Well I think there's something happening in America to do with circulation wars and all the rest of it, which is influencing this. That's my understanding. But one other thing that I should say …

ANDREW MARR:

(over) Is this the anti-Murdoch thing going on in the States?

MICHAEL GOVE:

Apparently so. Who's to say? But one thing that I do know is that Andy Coulson himself acknowledged that the situation at the News of the World wasn't right and he resigned at the time. I think the one thing that people are overlooking is even though there is no evidence that he knew what was going on in this specific case, that he chose to resign at that point. He devoted his whole career to journalism and he decided that he had to carry the can.

ANDREW MARR:

Yuh.

MICHAEL GOVE:

And so you know in that sense …

ANDREW MARR:

I just come back to my original thing. If it turned out he knew about it, he would have to go, wouldn't he? I mean seriously, he would have to go?

MICHAEL GOVE:

Well, as I say, it's been investigated properly by others …

ANDREW MARR:

Okay.

MICHAEL GOVE:

… and you can ask a series of hypothetical questions, which will …

ANDREW MARR:

Well, okay, well let me ask you …

MICHAEL GOVE:

… which are only intended, I suspect probably, to take the story onto the next stage.

ANDREW MARR:

Tusk tusk, tusk tusk.
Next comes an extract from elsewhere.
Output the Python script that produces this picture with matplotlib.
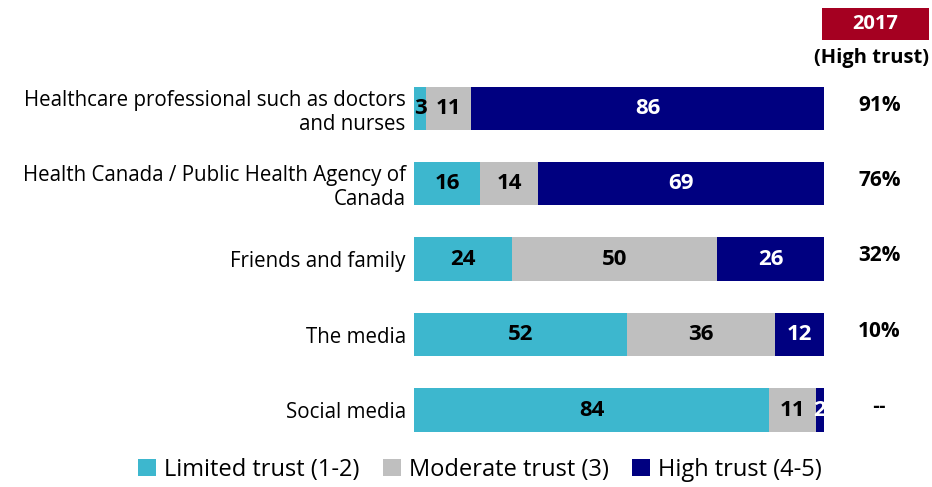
import matplotlib
matplotlib.use("Agg")
import matplotlib.pyplot as plt
import matplotlib.patches as patches

categories = [
    "Healthcare professional such as doctors\nand nurses",
    "Health Canada / Public Health Agency of\nCanada",
    "Friends and family",
    "The media",
    "Social media",
]
limited = [3, 16, 24, 52, 84]
moderate = [11, 14, 50, 36, 11]
high = [86, 69, 26, 12, 2]
high_2017 = ["91%", "76%", "32%", "10%", "--"]
series_names = ["Limited trust (1-2)", "Moderate trust (3)", "High trust (4-5)"]
colors = ["#3DB7CE", "#BFBFBF", "#000080"]
text_colors = ["black", "black", "white"]

FONT = "Open Sans"

fig = plt.figure(figsize=(9.32, 4.87), dpi=100)
ax = fig.add_axes([0.4442, 0.0806, 0.4399, 0.7751])

# bars are scaled to 100% of each row (rounded values may not sum to 100)
totals = [a + b + c for a, b, c in zip(limited, moderate, high)]
y = list(range(len(categories)))
left = [0.0] * len(categories)
for vals, col, tcol in zip([limited, moderate, high], colors, text_colors):
    widths = [100.0 * v / t for v, t in zip(vals, totals)]
    ax.barh(y, widths, left=left, height=0.57, color=col, edgecolor="none")
    for i, v in enumerate(vals):
        ax.text(left[i] + widths[i] / 2, i, str(v), ha="center", va="center",
                color=tcol, fontsize=16, fontweight="bold", family=FONT)
    left = [l + w for l, w in zip(left, widths)]

ax.set_xlim(0, 100)
ax.set_ylim(len(categories) - 0.5, -0.5)
ax.set_yticks(y)
ax.set_yticklabels(categories, fontsize=14.8, family=FONT, linespacing=1.2)
ax.tick_params(axis="y", length=0, pad=6)
ax.set_xticks([])
for s in ax.spines.values():
    s.set_visible(False)

# 2017 column
for i, txt in enumerate(high_2017):
    fam = FONT if txt != "--" else "DejaVu Sans"
    ax.text(113.5, i - 0.04, txt, ha="center", va="center",
            fontsize=15 if txt != "--" else 12,
            fontweight="bold", family=fam, clip_on=False)

fig.patches.append(patches.Rectangle((822 / 932, 1 - 40 / 487), 107 / 932, 32 / 487,
                                     transform=fig.transFigure,
                                     facecolor="#A50021", edgecolor="none"))
fig.text(875.5 / 932, 1 - 24 / 487, "2017", ha="center", va="center",
         color="white", fontsize=14.5, fontweight="bold", family=FONT)
fig.text(872 / 932, 1 - 58 / 487, "(High trust)", ha="center", va="center",
         color="black", fontsize=14.5, fontweight="bold", family=FONT)

handles = [patches.Patch(facecolor=c, edgecolor="none") for c in colors]
fig.legend(handles, series_names, loc="center", bbox_to_anchor=(480 / 932, 1 - 470 / 487),
           ncol=3, frameon=False, prop={"family": FONT, "size": 17},
           handlelength=0.75, handleheight=0.75, handletextpad=0.35, columnspacing=1.0,
           borderpad=0, borderaxespad=0)

fig.savefig("out.png", dpi=100)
Let me ask a non-hypothetical question actually about your colleague William Hague as well who's been all over the papers again. I mean this is one of those stories which is going to be drip-drip-drip. People have got it in for him in the media. You can just pick up almost any paper and you can see columnists saying it's a misjudgement, it was wrong to make that statement. My question is are you concerned about the way the media goes after people like William Hague - gets their claws into somebody over an allegation and just keeps at it? I mean he is going to have a hard time now.

MICHAEL GOVE:

One politician said that politicians who complain about the media are like sailors complaining about the sea.

ANDREW MARR:

Enoch Powell.

MICHAEL GOVE:

(laughs) One wise thing he said. But my own view, having been a journalist myself, is that you have to take the rough with the smooth. As far as William goes, he's an outstanding foreign secretary. He's one of the most gifted politicians of our time. I feel admiration for the dignity that he has always handled himself. There have been all sorts of attempts in the past, not least when he was Conservative Leader, to you know throw stuff at him. And William is a real asset to front rank politics and I'm sure that when people decide you know to write about William in the future, they will recognise that he's someone of whom this country is … We're lucky to have him in public service.

ANDREW MARR:

Alright, Michael Gove for now, thank you very much indeed.